Zwischen Spa und Gentlemen's Club
Der Raumgewinn ist verblüffend und sorgt für unmittelbare und ungewohnte Bewegungs- und Beinfreiheit. Ganz nebenbei bemerkt: Man sitzt im LWB vorne genauso komfortabel wie im normalen Range Rover. Hinten aber offenbart sich beim Langgefährt eine Mischung aus Ruhe stiftendem Spa und behaglichem Gentlemen's Club. Insbesondere, wenn man die vielfach verstellbaren Einzelsitze wählt. 17 Grad Spreizung und damit acht Grad mehr als der "kurze" Range gewähren nicht nur nach hartem Arbeitstag eine gemütliche Schlummer-Position. Wer seine Arbeit indes nicht geschafft hat, findet optional mit elektrisch ausfahrbaren, lederbezogenen Ablagetischen, einer aufgewerteten Mittelkonsole mit USB-Ladebuchsen und weitere Beleuchtungseinheiten ein mobiles Vorstandsbüro vor.
Sänftengleich über den Rodeo Drive
Der Fahreindruck in einem Wort: sänftengleich. Sowohl auf den ziemlich baufälligen Highways der amerikanischen Westküste, wie auch den innerstädtischen Schlechtwegestrecken von L.A. und natürlich erst recht auf Beverly Hills erster Einkaufstraße, dem topfebenem Rodeo Drive. Dank längerem Radstand scheint der Longliner noch eine Spur ruhiger zu laufen als sein kürzerer Bruder. Luftfederbeine übernehmen längst das, was erfahrenste Sänftenträger nicht besser leisten könnten. Gegenüber einer L-Limousine punktet der lange Range zudem mit Ausblick. Der dank Panorama-Glasdach auch himmelwärts möglich ist. Doch Obacht: Wer in dieser Position zu lange weilt, den wiegt das fahrende Clubzimmer gekonnt in den Schlaf. Übrigens debütierte ein Range Rover mit langem Radstand bereits im Jahre 1992 auf dem Pariser Autosalon. Damals noch etwas opulent als Range Rover Vogue LSEi bezeichnet. Das Längenwachstum war bereits das gleiche wie heute: 20 Zentimeter gegenüber dem kurzen Seirenmodell.
Destination: Bentley und Rolls-Royce
Aufwachen zur abschließenden "Geschmackskontrolle" von außen nebst notwendigen Kostencheck. Trotz Karosserie-Gesamtlänge von 5,20 Meter leiden die Proportionen des Fahrzeugs nicht. Man muss tatsächlich zweimal hinsehen, um das diskrete Längenwachstum von außen zu identifizieren.

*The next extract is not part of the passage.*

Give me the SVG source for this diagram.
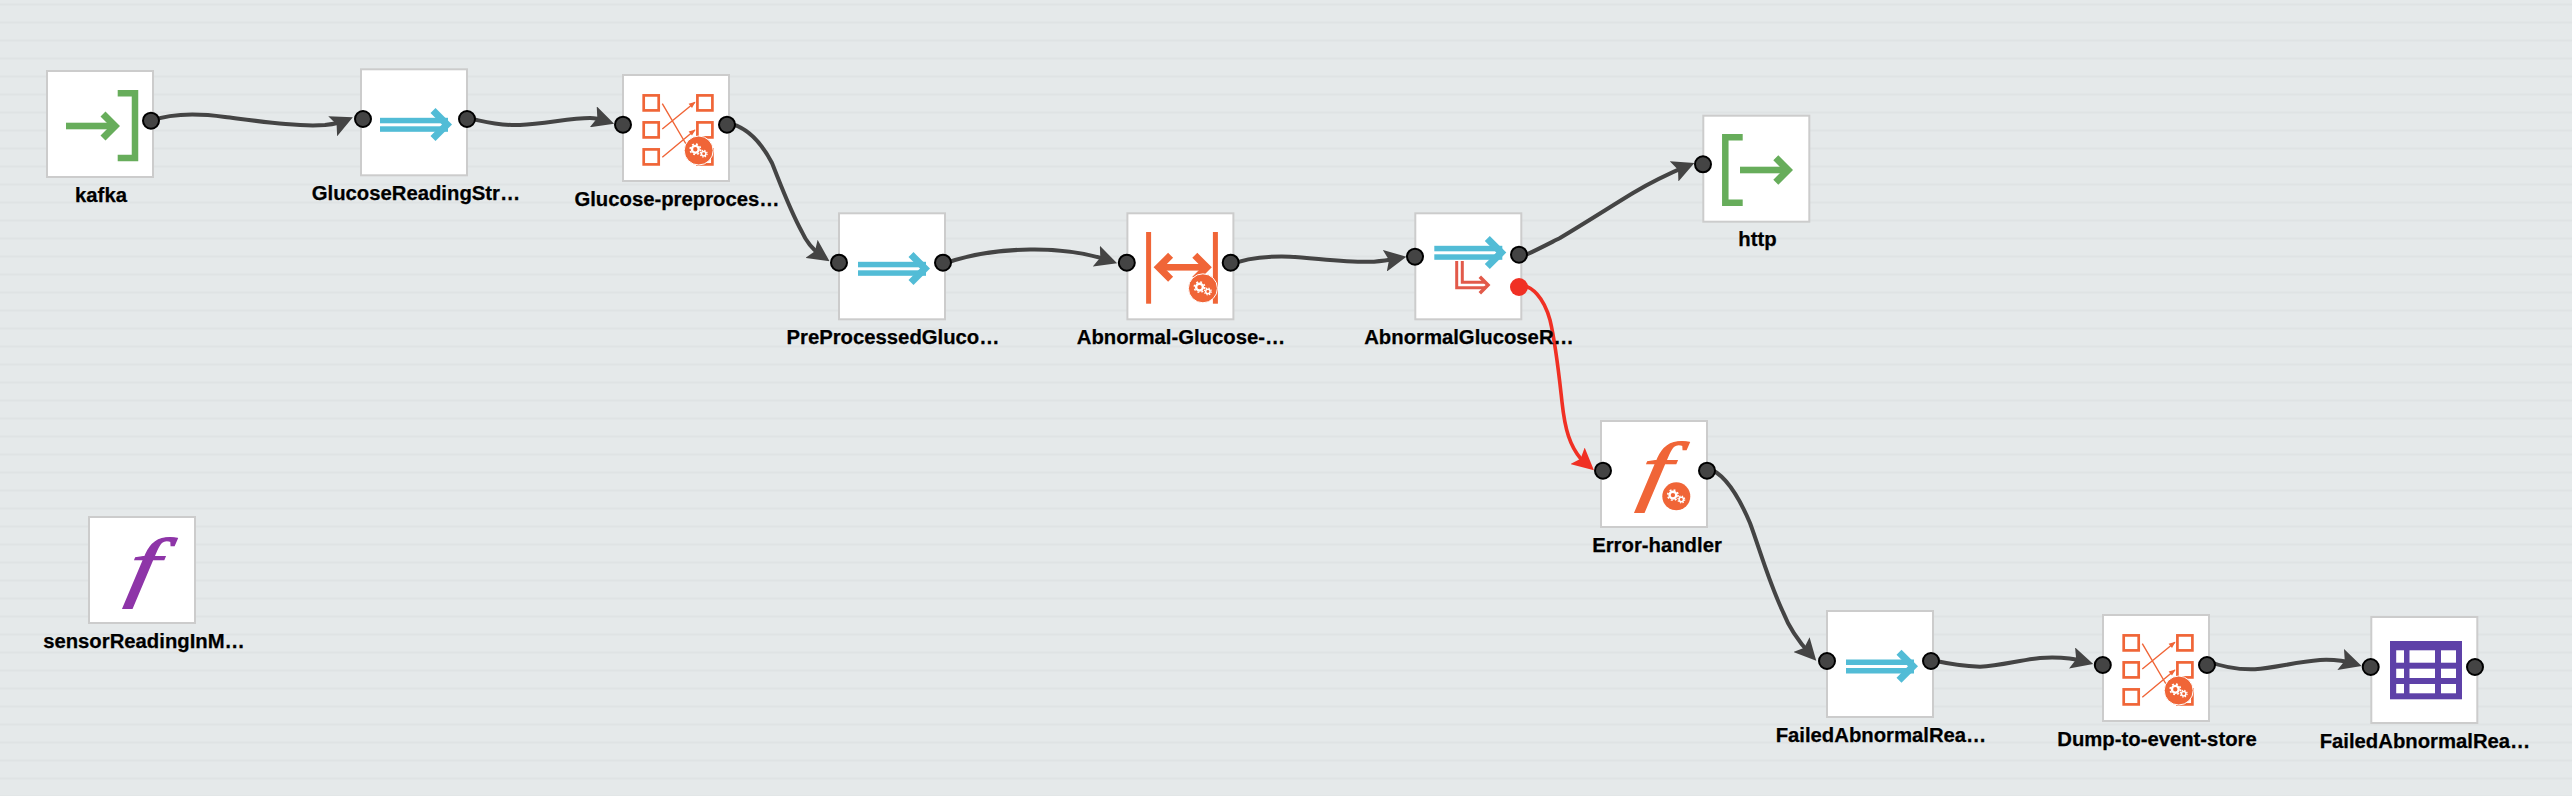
<svg xmlns="http://www.w3.org/2000/svg" xmlns:xlink="http://www.w3.org/1999/xlink" width="2572" height="796" viewBox="0 0 2572 796">
<style>
.box{fill:#fff;stroke:#ccc;stroke-width:2}
.port{fill:#444;stroke:#000;stroke-width:2}
.err{fill:#f03024}
.lbl{font-family:"Liberation Sans",Arial,sans-serif;font-weight:700;font-size:20.3px;fill:#000;stroke:#000;stroke-width:.25;text-anchor:middle}
.con{fill:none;stroke:#444;stroke-width:4}
.conr{fill:none;stroke:#f03024;stroke-width:3.6}
.fn{font-family:"Liberation Serif","Times New Roman",serif;font-style:italic;font-size:84px;text-anchor:middle;stroke-width:1.3}
.g{fill:#67ad5b}.b{fill:#52bcd6}.o{fill:#f06537}
.sq{fill:#fff;stroke:#f06537;stroke-width:2.7}
.thin{fill:none;stroke:#f06537;stroke-width:1.4}
</style>
<defs>
<pattern id="bg" width="18" height="18" patternUnits="userSpaceOnUse"><rect width="18" height="18" fill="#e5e9ea"/><rect y="3.6" width="18" height="1.8" fill="#dfe3e4"/></pattern>
<marker id="ah" markerUnits="userSpaceOnUse" markerWidth="22" markerHeight="22" viewBox="0 0 18 18" refX="11" refY="9" orient="auto"><path d="M0 0L18 9L0 18L3.500 9Z" fill="#444"/></marker>
<marker id="ahr" markerUnits="userSpaceOnUse" markerWidth="22" markerHeight="22" viewBox="0 0 18 18" refX="11" refY="9" orient="auto"><path d="M0 0L18 9L0 18L3.500 9Z" fill="#f03024"/></marker>
<g id="gears">
<circle cx="-3.400" cy="-1.200" r="3.400" fill="none" stroke="#fff" stroke-width="2.400"/>
<circle cx="-3.400" cy="-1.200" r="5.200" fill="none" stroke="#fff" stroke-width="1.600" stroke-dasharray="1.900 2.200"/>
<circle cx="5" cy="3.200" r="2.200" fill="none" stroke="#fff" stroke-width="1.500"/>
<circle cx="5" cy="3.200" r="3.400" fill="none" stroke="#fff" stroke-width="1.200" stroke-dasharray="1.300 1.400"/>
</g>
<g id="stream">
<rect class="b" x="20" y="49.500" width="68" height="5.500"/><rect class="b" x="20" y="58" width="68" height="5.500"/>
<path class="b" d="M92 56.300L75.500 72.800L70.500 67.800L82 56.300L70.500 44.800L75.500 39.800Z"/>
</g>
<g id="transform">
<rect class="sq" x="21.700" y="21.400" width="15" height="15"/><rect class="sq" x="21.700" y="48.400" width="15" height="15"/><rect class="sq" x="21.700" y="75.400" width="15" height="15"/>
<rect class="sq" x="75.400" y="21.400" width="15" height="15"/><rect class="sq" x="75.400" y="48.400" width="15" height="15"/><rect class="sq" x="75.400" y="75.400" width="15" height="15"/>
<path class="thin" d="M40.300 29.700L64 70M40.300 55L73 28.300M40.300 83.300L73 56"/>
<path class="o" d="M73.500 27.800L66.600 29.800L70 33.900ZM73.500 55.500L66.600 57.500L70 61.600Z"/>
<circle class="o" cx="76.700" cy="76.500" r="14.500" stroke="#fff" stroke-width="1"/>
<use href="#gears" x="76.700" y="76.500"/>
</g>
</defs>
<rect width="2572" height="796" fill="url(#bg)"/>
<g id="connectors">
<path class="con" marker-end="url(#ah)" d="M151 121C172 113 196 113 225 117C265 122 300 127 325 125C333 124 340 123 345 120.800"/>
<path class="con" marker-end="url(#ah)" d="M467 118C480 120 495 126 520 125C545 124 570 118 590 118C595 118 600 119 606 121"/>
<path class="con" marker-end="url(#ah)" d="M727 123C745 126 760 140 772 163C782 188 790 210 802 232C806 241 813 250 822.500 256.500"/>
<path class="con" marker-end="url(#ah)" d="M943 264C965 256 995 250 1030 249.500C1065 249 1090 254 1109 260.500"/>
<path class="con" marker-end="url(#ah)" d="M1231 265C1245 258 1265 256 1290 256.700C1315 258 1350 263 1374 261.700C1383 261 1390 259.800 1398 258.300"/>
<path class="con" marker-end="url(#ah)" d="M1519 258C1535 251 1550 243 1560 238C1590 220 1610 207 1633 193C1650 183 1668 174 1686.500 166.200"/>
<path class="conr" marker-end="url(#ahr)" d="M1519 285C1532 285 1544 298 1550 320C1556 345 1559 375 1562 402C1565 430 1570 446 1581 459C1583 461 1585 462.500 1587.500 464.700"/>
<path class="con" marker-end="url(#ah)" d="M1707 468C1722 472 1736 490 1750 523C1760 550 1768 580 1783 612C1790 630 1800 643 1810.500 654.500"/>
<path class="con" marker-end="url(#ah)" d="M1931 660C1945 663 1960 666 1980 666.700C2000 666 2020 660 2040 658C2055 657 2072 658 2085 661.700"/>
<path class="con" marker-end="url(#ah)" d="M2207 661C2220 666 2235 670 2255 669.300C2275 668 2295 662 2320 660C2332 659.500 2344 660.500 2353.500 663.500"/>
</g>
<g id="kafka" transform="translate(46,70)"><rect class="box" x="1" y="1" width="106" height="106"/>
<rect class="g" x="20" y="52.700" width="48" height="6.600"/><path class="g" d="M74 56L59.500 70.500L54.500 65.500L64 56L54.500 46.500L59.500 41.500Z"/>
<path d="M71.700 23.300H89V88H71.700" fill="none" stroke="#67ad5b" stroke-width="6.500"/>
<circle class="port" cx="105" cy="50.700" r="8"/><text class="lbl" x="55" y="131.500">kafka</text></g>
<g id="GlucoseReadingStream" transform="translate(360,68.300)"><rect class="box" x="1" y="1" width="106" height="106"/><use href="#stream"/>
<circle class="port" cx="3" cy="50.700" r="8"/><circle class="port" cx="107" cy="50.700" r="8"/><text class="lbl" x="56" y="131.700">GlucoseReadingStr…</text></g>
<g id="Glucose-preprocessor" transform="translate(622,74)"><rect class="box" x="1" y="1" width="106" height="106"/><use href="#transform"/>
<circle class="port" cx="1" cy="50.700" r="8"/><circle class="port" cx="105" cy="50.700" r="8"/><text class="lbl" x="55" y="132">Glucose-preproces…</text></g>
<g id="PreProcessedGlucose" transform="translate(838,212.300)"><rect class="box" x="1" y="1" width="106" height="106"/><use href="#stream"/>
<circle class="port" cx="1" cy="50.400" r="8"/><circle class="port" cx="105" cy="50.400" r="8"/><text class="lbl" x="55" y="131.700">PreProcessedGluco…</text></g>
<g id="Abnormal-Glucose" transform="translate(1126.400,212.300)"><rect class="box" x="1" y="1" width="106" height="106"/>
<rect class="o" x="19.700" y="19.700" width="5" height="71.700"/><rect class="o" x="86.500" y="19.700" width="5" height="71.700"/>
<rect class="o" x="32" y="51.700" width="48" height="6.600"/>
<path class="o" d="M27.200 55L41.700 40.500L46.700 45.500L37.200 55L46.700 64.500L41.700 69.500Z"/><path class="o" d="M85.400 55L70.900 40.500L65.900 45.500L75.400 55L65.900 64.500L70.900 69.500Z"/>
<circle class="o" cx="76.500" cy="76" r="14.500" stroke="#fff" stroke-width="1"/><use href="#gears" x="76.500" y="76"/>
<circle class="port" cx="0.400" cy="50.400" r="8"/><circle class="port" cx="104.300" cy="50.400" r="8"/><text class="lbl" x="54.600" y="131.700">Abnormal-Glucose-…</text></g>
<g id="AbnormalGlucoseReading" transform="translate(1414.300,212.300)"><rect class="box" x="1" y="1" width="106" height="106"/><use href="#stream" y="-16"/>
<path d="M45.200 48.700V72.700H71" fill="none" stroke="#e25a4a" stroke-width="8.600"/><path d="M45.200 48.700V72.700H72" fill="none" stroke="#fff" stroke-width="2.600"/>
<path d="M65.500 64.500L73.700 72.700L65.500 81" fill="none" stroke="#e25a4a" stroke-width="3.500"/>
<circle class="port" cx="0.700" cy="44.400" r="8"/><circle class="port" cx="104.700" cy="42.400" r="8"/><circle class="err" cx="104.700" cy="74.700" r="9"/><text class="lbl" x="54.700" y="131.700">AbnormalGlucoseR…</text></g>
<g id="http" transform="translate(1702.300,114.700)"><rect class="box" x="1" y="1" width="106" height="106"/>
<path d="M40.400 22.600H23V88H40.400" fill="none" stroke="#67ad5b" stroke-width="6.500"/>
<rect class="g" x="37.700" y="52" width="46" height="6.600"/><path class="g" d="M90.700 55.300L76 70L71 65L80.700 55.300L71 45.500L76 40.500Z"/>
<circle class="port" cx="0.700" cy="49.600" r="8"/><text class="lbl" x="55.200" y="131">http</text></g>
<g id="Error-handler" transform="translate(1600,420)"><rect class="box" x="1" y="1" width="106" height="106"/>
<text class="fn" transform="translate(52,76) skewX(-10) scale(1.3,0.92)" fill="#f06537" stroke="#f06537">f</text>
<circle class="o" cx="76.300" cy="76.300" r="14"/><use href="#gears" x="76.300" y="76.300"/>
<circle class="port" cx="3" cy="50.700" r="8"/><circle class="port" cx="107" cy="50.700" r="8"/><text class="lbl" x="57" y="132">Error-handler</text></g>
<g id="FailedAbnormalReading" transform="translate(1826,610)"><rect class="box" x="1" y="1" width="106" height="106"/><use href="#stream"/>
<circle class="port" cx="1" cy="51" r="8"/><circle class="port" cx="105" cy="51" r="8"/><text class="lbl" x="55" y="132">FailedAbnormalRea…</text></g>
<g id="Dump-to-event-store" transform="translate(2102,614)"><rect class="box" x="1" y="1" width="106" height="106"/><use href="#transform"/>
<circle class="port" cx="0.800" cy="51" r="8"/><circle class="port" cx="105" cy="51" r="8"/><text class="lbl" x="55" y="132">Dump-to-event-store</text></g>
<g id="FailedAbnormalReadingTable" transform="translate(2370.300,616)"><rect class="box" x="1" y="1" width="106" height="106"/>
<rect x="19.700" y="25" width="72" height="58.300" fill="#5e41a8"/>
<g fill="#fff"><rect x="25.900" y="34.300" width="7.800" height="12.400"/><rect x="39.200" y="34.300" width="25.500" height="12.400"/><rect x="70.700" y="34.300" width="15" height="12.400"/>
<rect x="25.900" y="52.700" width="7.800" height="9.300"/><rect x="39.200" y="52.700" width="25.500" height="9.300"/><rect x="70.700" y="52.700" width="15" height="9.300"/>
<rect x="25.900" y="68" width="7.800" height="9.300"/><rect x="39.200" y="68" width="25.500" height="9.300"/><rect x="70.700" y="68" width="15" height="9.300"/></g>
<circle class="port" cx="0.400" cy="51" r="8"/><circle class="port" cx="104.700" cy="51" r="8"/><text class="lbl" x="54.700" y="132">FailedAbnormalRea…</text></g>
<g id="sensorReadingInMemory" transform="translate(88,516)"><rect class="box" x="1" y="1" width="106" height="106"/>
<text class="fn" transform="translate(52,76) skewX(-10) scale(1.3,0.92)" fill="#8e35a8" stroke="#8e35a8">f</text><text class="lbl" x="56" y="132">sensorReadingInM…</text></g>
</svg>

Ein willkommenes Understatement, denn die Preise des Luxusliners starten bei strammen 130.000 Euro. Dafür gibt es den 339 PS starken SDV8-Turbodiesel. Bestellbar ab sofort, Auslieferung ab Frühjahr 2014. Komplettiert wird die Palette mit dem 5,0-Liter-V8 Supercharged Kompressor-Motor mit 510 PS, der ab zirka 137.000 Euro zu haben ist. Und dem Range Rover 3.0 L SDV6 Hybrid, der mindestens 135.000 Euro kostet und über eine Kombination aus V6-Turbodiesel und Elektromotor mit einer Systemleistung von 340 PS verfügt. Wer sich jedoch in individuellen Autobiography-Spezifikationen verliert, sollte den Begriff "Einstiegspreis" wörtlich nehmen. Das gilt vor allen Dingen für das besonders exquisite "Autobiography-Black" Modell, das mit Preisen um 170.000 Euro aus der Tiefe des Raumes kommend endlich zum britischen Automobil-Hochadel derer von Bentley und Rolls-Royce aufzuschließen gedenkt. Was das knappe Wortkürzel "LWB" doch für Ambitionen weckt.